Most Common Change and Configuration Issues in 2011
Despite advances in IT infrastructure, we still suffer from painful downtime.
A recent Gartner study projected that "Through 2015, 80% of outages impacting mission-critical services will be caused by people and process issues, and more than 50% of those outages will be caused by change/configuration/release integration and hand-off issues." (Ronni J. Colville and George Spafford)
The facts are that change and configuration errors are common, very common. So here are some of the most common change and configuration issues that we have seen in our customer's experiences.
Add your change and configuration stories in the comments section after the article.
Connection string not updated
The production environment suddenly points to a component (e.g. database) in pre-production.
A file is deployed on a server and opened by some process so that replacement did not succeed.
Manually changed configuration parameter
A configuration parameter was changed manually in production but the change was not reported back to development. A release overrides the change causing an old issue that this change was fixing.
Missing deployment pre-requisites in production environment
Sometimes infrastructure procedures differ significantly between pre-production and production environments, particularly when managed by different teams. This results in a situation where some components go missing or differ from those in pre-production. Then the tested application does not start to work after being deployed in production.
Configuration or code is changed on the fly in PROD, is not updated in DR.
Changed file ownership
File ownership/umask in UNIX is changed, causing the program or libraries to not be accessible.
Patched JRE in 1 environment
JRE is patched in production (security update), but not also applied to QA or DEV machines.
Logging or Debugging turned on
Turned on for some investigation and then never turned off, resulting in performance degradation.
Virtual image dissonance
A new virtual host is created from a certain virtual image to add power to an existing server cluster. However the rest of the servers were created from an older version of the image. This results in either users have different experiences depending on load balancing or compatibility problems arise.
Automated Windows update turned on
The automated Windows update is turned on, pulling updates that create stability issues, impacting performance or leading to security threats.
Upgrade to new version
Certain configuration parameters get different default values when Infrastructure software is upgraded to a newer version (e.g. default password expiration in Oracle 11g).
Different network definitions
Network definitions differ between servers causes some servers to fail while others still work. For example, DNS definition evolves with the time and frequently is updated manually as the result there are discrepancies leading to inconsistent behavior. Or a server gets fixed IP when the standard is DHCP.
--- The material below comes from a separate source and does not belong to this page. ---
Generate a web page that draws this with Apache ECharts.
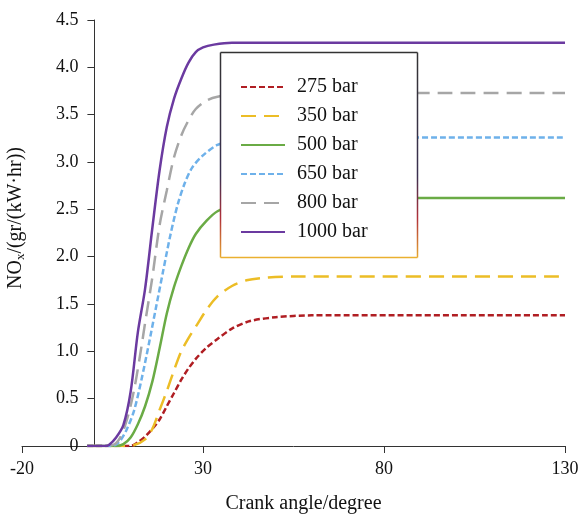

Changed Windows service from auto start to manual
It does run properly after the change and it does not after its' host is rebooted.
New VM on same ESX
A system admin sets up a new VM on the same ESX and reduces the amount of CPU/Memory the application's server is using. This could have a major impact on performance.
Update not consistently distributed
Load balanced application does not receive update consistently on all web and app servers
Server goes down, requiring a new one to be brought up. New server is not able to run software because of a misconfiguration.